# WRITTEN INSTRUCTION
Repeat every line of the data exactly, but not the pictures.

# SOURCE EXCERPT

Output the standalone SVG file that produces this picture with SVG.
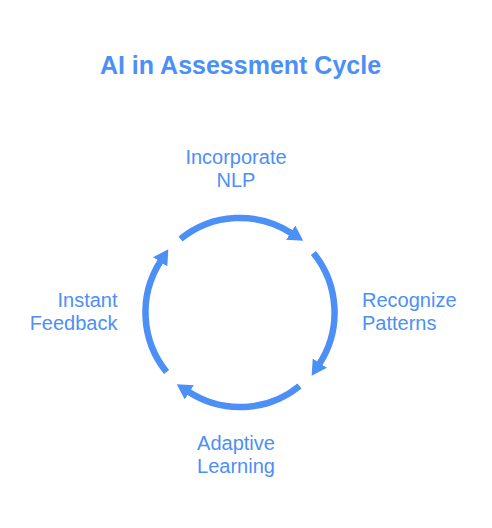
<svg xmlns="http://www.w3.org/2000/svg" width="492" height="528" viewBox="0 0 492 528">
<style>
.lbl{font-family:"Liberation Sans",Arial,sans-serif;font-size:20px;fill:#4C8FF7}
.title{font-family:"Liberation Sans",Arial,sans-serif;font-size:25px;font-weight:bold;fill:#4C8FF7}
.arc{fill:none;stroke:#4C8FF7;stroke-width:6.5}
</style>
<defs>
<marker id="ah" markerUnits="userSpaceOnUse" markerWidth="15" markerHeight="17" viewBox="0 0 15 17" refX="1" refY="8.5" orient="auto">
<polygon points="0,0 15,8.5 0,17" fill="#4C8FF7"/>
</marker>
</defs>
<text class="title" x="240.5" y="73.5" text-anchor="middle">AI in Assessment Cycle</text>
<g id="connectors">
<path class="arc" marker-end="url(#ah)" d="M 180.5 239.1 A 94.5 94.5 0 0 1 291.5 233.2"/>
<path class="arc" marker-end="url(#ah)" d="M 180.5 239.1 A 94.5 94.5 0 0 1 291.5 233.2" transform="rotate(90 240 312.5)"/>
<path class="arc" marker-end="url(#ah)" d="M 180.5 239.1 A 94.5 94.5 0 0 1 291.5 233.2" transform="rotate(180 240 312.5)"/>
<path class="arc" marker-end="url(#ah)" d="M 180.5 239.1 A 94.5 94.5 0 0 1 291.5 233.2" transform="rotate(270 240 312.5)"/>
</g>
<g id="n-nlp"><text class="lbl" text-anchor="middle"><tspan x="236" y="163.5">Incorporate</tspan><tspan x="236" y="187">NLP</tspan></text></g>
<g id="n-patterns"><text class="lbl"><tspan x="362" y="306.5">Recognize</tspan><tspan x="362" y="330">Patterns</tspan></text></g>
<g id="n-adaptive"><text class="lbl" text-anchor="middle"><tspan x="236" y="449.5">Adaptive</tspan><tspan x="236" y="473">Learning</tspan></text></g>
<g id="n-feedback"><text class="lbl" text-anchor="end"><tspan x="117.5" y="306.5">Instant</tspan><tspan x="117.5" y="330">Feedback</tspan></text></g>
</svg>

# TASK RESULT
Output the standalone SVG file that produces this picture with SVG.
<svg xmlns="http://www.w3.org/2000/svg" width="492" height="528" viewBox="0 0 492 528">
<style>
.lbl{font-family:"Liberation Sans",Arial,sans-serif;font-size:20px;fill:#4C8FF7}
.title{font-family:"Liberation Sans",Arial,sans-serif;font-size:25px;font-weight:bold;fill:#4C8FF7}
.arc{fill:none;stroke:#4C8FF7;stroke-width:6.5}
</style>
<defs>
<marker id="ah" markerUnits="userSpaceOnUse" markerWidth="15" markerHeight="17" viewBox="0 0 15 17" refX="1" refY="8.5" orient="auto">
<polygon points="0,0 15,8.5 0,17" fill="#4C8FF7"/>
</marker>
</defs>
<text class="title" x="240.5" y="73.5" text-anchor="middle">AI in Assessment Cycle</text>
<g id="connectors">
<path class="arc" marker-end="url(#ah)" d="M 180.5 239.1 A 94.5 94.5 0 0 1 291.5 233.2"/>
<path class="arc" marker-end="url(#ah)" d="M 180.5 239.1 A 94.5 94.5 0 0 1 291.5 233.2" transform="rotate(90 240 312.5)"/>
<path class="arc" marker-end="url(#ah)" d="M 180.5 239.1 A 94.5 94.5 0 0 1 291.5 233.2" transform="rotate(180 240 312.5)"/>
<path class="arc" marker-end="url(#ah)" d="M 180.5 239.1 A 94.5 94.5 0 0 1 291.5 233.2" transform="rotate(270 240 312.5)"/>
</g>
<g id="n-nlp"><text class="lbl" text-anchor="middle"><tspan x="236" y="163.5">Incorporate</tspan><tspan x="236" y="187">NLP</tspan></text></g>
<g id="n-patterns"><text class="lbl"><tspan x="362" y="306.5">Recognize</tspan><tspan x="362" y="330">Patterns</tspan></text></g>
<g id="n-adaptive"><text class="lbl" text-anchor="middle"><tspan x="236" y="449.5">Adaptive</tspan><tspan x="236" y="473">Learning</tspan></text></g>
<g id="n-feedback"><text class="lbl" text-anchor="end"><tspan x="117.5" y="306.5">Instant</tspan><tspan x="117.5" y="330">Feedback</tspan></text></g>
</svg>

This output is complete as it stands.